*GIVEN TASK*. Retype, exactly as they stand, the lines from the start of the data to the line that contains "import plotly.graph_objects as go", both ends included. Leave the pictures out.

─── ENTRIES SUPPLIED

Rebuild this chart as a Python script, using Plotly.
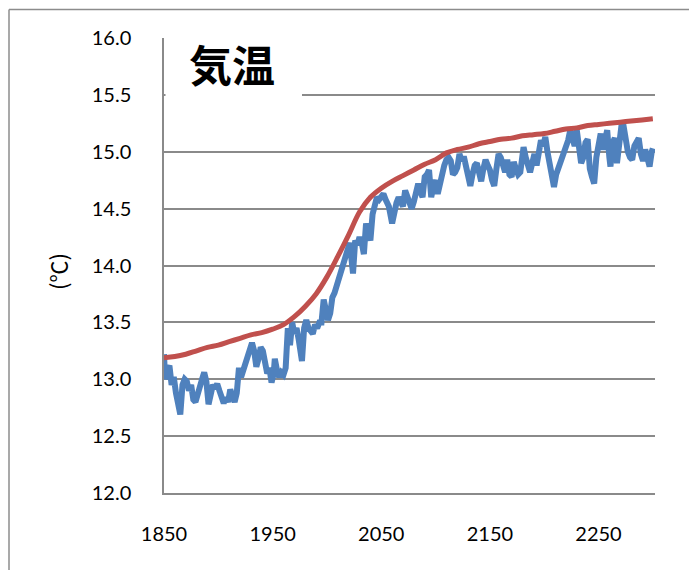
import plotly.graph_objects as go

# ---- data ----
blue_years = [1850, 1851, 1853, 1855, 1857, 1859, 1861, 1863, 1865, 1867, 1869, 1871, 1873, 1875, 1877, 1879,
              1881, 1883, 1885, 1887, 1889, 1891, 1893, 1895, 1897, 1899, 1901, 1903, 1905, 1907, 1909, 1911,
              1913, 1915, 1917, 1919, 1921, 1923, 1925, 1927, 1929,
              1931, 1933, 1935, 1937, 1939, 1941, 1943, 1945, 1947, 1949, 1951, 1952, 1954, 1956, 1958, 1960,
              1962, 1964, 1966, 1968, 1970, 1972, 1974, 1977, 1979, 1981, 1983, 1985, 1987, 1989, 1991, 1993,
              1995, 1997, 1999, 2001, 2003, 2005, 2007, 2009,
              2011, 2013, 2015, 2017, 2019, 2021, 2024, 2026, 2028, 2030, 2032, 2034, 2036, 2038, 2040, 2042,
              2044, 2046, 2048, 2050, 2052, 2054, 2057, 2060, 2062, 2064, 2066, 2068, 2070, 2072, 2074, 2076,
              2078, 2080, 2082, 2084,
              2086, 2088, 2090, 2092, 2094, 2096, 2098, 2100, 2102, 2104, 2106, 2108, 2110, 2112, 2114, 2116,
              2118, 2120, 2122, 2124, 2126, 2128, 2130, 2132, 2134, 2136, 2138, 2140, 2142, 2144, 2146, 2148,
              2150, 2152, 2154, 2156, 2158, 2160,
              2162, 2164, 2166, 2168, 2170, 2172, 2174, 2176, 2178, 2180, 2181, 2183, 2185, 2187, 2189, 2191,
              2193, 2195, 2197, 2199, 2201, 2203, 2205, 2207, 2209, 2211, 2213, 2215, 2218, 2220, 2222, 2224,
              2226, 2228, 2230, 2232, 2234, 2236, 2238, 2240, 2242, 2244, 2246, 2248, 2250, 2252, 2254, 2256,
              2258, 2260, 2261, 2263, 2265, 2267, 2269, 2271, 2273, 2275, 2277, 2279, 2281, 2283, 2285, 2287,
              2289, 2291, 2293, 2295, 2297, 2299, 2300]
blue_temp = [13.22, 13.00, 13.08, 13.12, 12.95, 13.02, 12.88, 12.80, 12.69, 12.95, 13.00, 12.98, 12.90, 12.95, 12.82, 12.80,
             12.88, 12.92, 13.00, 13.06, 12.98, 12.78, 12.85, 12.95, 12.92, 12.96, 12.90, 12.85, 12.79, 12.84, 12.80, 12.91,
             12.85, 12.80, 12.88, 13.10, 13.02, 13.08, 13.15, 13.20, 13.26,
             13.32, 13.25, 13.11, 13.18, 13.28, 13.25, 13.12, 13.05, 13.10, 12.97, 13.05, 13.18, 13.08, 13.02, 13.06, 13.04,
             13.10, 13.45, 13.30, 13.50, 13.40, 13.45, 13.35, 13.16, 13.45, 13.52, 13.45, 13.42, 13.40, 13.48, 13.45, 13.50,
             13.50, 13.70, 13.62, 13.52, 13.58, 13.72, 13.76, 13.82,
             13.90, 13.95, 13.99, 14.08, 14.15, 14.20, 13.93, 14.22, 14.18, 14.25, 14.20, 14.10, 14.37, 14.30, 14.22, 14.45,
             14.55, 14.60, 14.58, 14.60, 14.63, 14.58, 14.52, 14.37, 14.50, 14.55, 14.60, 14.55, 14.52, 14.66, 14.60, 14.55,
             14.50, 14.56, 14.62, 14.72,
             14.65, 14.60, 14.78, 14.80, 14.84, 14.60, 14.70, 14.75, 14.63, 14.72, 14.84, 14.88, 14.93, 14.95, 14.92, 14.80,
             14.82, 14.86, 14.98, 14.92, 14.96, 14.88, 14.80, 14.70, 14.80, 14.88, 14.90, 14.82, 14.74, 14.85, 14.93, 14.88,
             14.84, 14.75, 14.70, 14.85, 14.98, 14.95,
             14.87, 14.82, 14.93, 14.80, 14.78, 14.91, 14.85, 14.80, 14.82, 14.95, 15.04, 14.95, 14.88, 14.82, 14.90, 14.98,
             14.88, 15.00, 15.10, 15.05, 15.13, 15.00, 14.90, 14.75, 14.69, 14.80, 14.85, 14.90, 14.98, 15.05, 15.10, 15.19,
             15.10, 15.05, 15.19, 15.00, 14.90, 14.95, 15.08, 15.11, 14.85, 14.78, 14.72, 14.95, 15.10, 15.16, 15.02, 15.10,
             15.19, 14.95, 14.87, 15.08, 15.12, 14.90, 15.10, 15.22, 15.23, 15.10, 15.00, 14.95, 14.93, 15.05, 15.10, 15.12,
             14.98, 14.92, 15.02, 14.95, 14.87, 15.00, 15.03]

red_years = [1850, 1860, 1870, 1880, 1890, 1900, 1910, 1920, 1930, 1940, 1950, 1960, 1970, 1980, 1990,
             2000, 2010, 2020, 2030, 2040, 2050, 2060, 2070, 2080, 2090, 2100, 2110, 2120, 2130, 2140,
             2150, 2160, 2170, 2180, 2190, 2200, 2210, 2220, 2230, 2240, 2250, 2260, 2270, 2280, 2290, 2300]
red_temp = [13.19, 13.20, 13.22, 13.25, 13.28, 13.30, 13.33, 13.36, 13.39, 13.41, 13.44, 13.48, 13.55, 13.64, 13.75,
            13.90, 14.08, 14.27, 14.47, 14.60, 14.68, 14.74, 14.79, 14.84, 14.89, 14.93, 14.99, 15.02, 15.04, 15.07,
            15.09, 15.11, 15.12, 15.14, 15.15, 15.16, 15.18, 15.20, 15.21, 15.23, 15.24, 15.25, 15.26, 15.27, 15.28, 15.29]

x_ticks = [1850, 1950, 2050, 2150, 2250]
y_ticks = [12.0, 12.5, 13.0, 13.5, 14.0, 14.5, 15.0, 15.5, 16.0]
title_text = "気温"
y_label = "(℃)"

# ---- layout geometry ----
# the page body has an 8px margin, so figure pixel = screen pixel - 8
W, H = 697, 570
OFF = 8
L, R, T, B = 156, 50, 29.5, 84.5
PW, PH = W - L - R, H - T - B


def px(xs):
    return (xs - OFF - L) / PW


def py(ys):
    return (H - B - (ys - OFF)) / PH


GRID = "#8a8a8a"
FONT = "Lato, Liberation Sans, sans-serif"

fig = go.Figure()
fig.add_trace(go.Scatter(x=blue_years, y=blue_temp, mode="lines",
                         line=dict(color="#4F81BD", width=6), hoverinfo="skip"))
fig.add_trace(go.Scatter(x=red_years, y=red_temp, mode="lines", line_shape="spline",
                         line=dict(color="#C0504D", width=5), hoverinfo="skip"))

fig.update_layout(
    width=W, height=H,
    margin=dict(l=L, r=R, t=T, b=B, pad=0),
    paper_bgcolor="white", plot_bgcolor="white",
    showlegend=False,
    font=dict(family=FONT, size=20, color="black"),
    xaxis=dict(range=[1850, 2302], tickvals=x_ticks, ticktext=[str(v) for v in x_ticks],
               showgrid=False, zeroline=False, showline=True, linecolor=GRID, linewidth=1.5,
               ticks="", ticklabelstandoff=22, tickfont=dict(size=20, family=FONT)),
    yaxis=dict(range=[12, 16], tickvals=y_ticks, ticktext=[f"{v:.1f}" for v in y_ticks],
               showgrid=True, gridcolor=GRID, gridwidth=1.5, zeroline=False,
               showline=True, linecolor=GRID, linewidth=1.5,
               ticks="", ticklabelstandoff=27, tickfont=dict(size=20, family=FONT)),
    shapes=[
        # white box behind title
        dict(type="rect", xref="paper", yref="paper", x0=px(165.5), x1=px(302), y0=py(106), y1=py(30),
             fillcolor="white", line=dict(width=0), layer="above"),
        # chart area border
        dict(type="line", xref="paper", yref="paper", x0=px(9), x1=px(720), y0=py(9), y1=py(9),
             line=dict(color="#8c8c8c", width=1.5)),
        dict(type="line", xref="paper", yref="paper", x0=px(9), x1=px(9), y0=py(9), y1=py(600),
             line=dict(color="#8c8c8c", width=1.5)),
    ],
    annotations=[
        dict(text=title_text, xref="paper", yref="paper", x=px(232), y=py(63), showarrow=False,
             xanchor="center", yanchor="middle",
             font=dict(family="Noto Sans CJK JP", size=43, color="black", weight="bold")),
        dict(text=y_label, xref="paper", yref="paper", x=px(57), y=py(272), showarrow=False,
             xanchor="center", yanchor="middle", textangle=-90,
             font=dict(family="Noto Sans CJK JP", size=22, color="black")),
    ],
)

fig.write_html("out.html")
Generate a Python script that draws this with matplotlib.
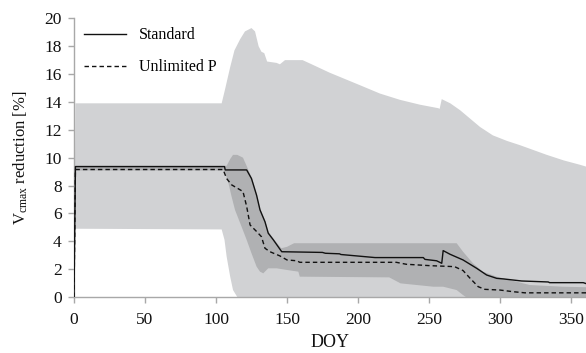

──────

*RESPONSE BELOW*.
Rebuild this chart as a Python script, using Plotly.
import plotly.graph_objects as go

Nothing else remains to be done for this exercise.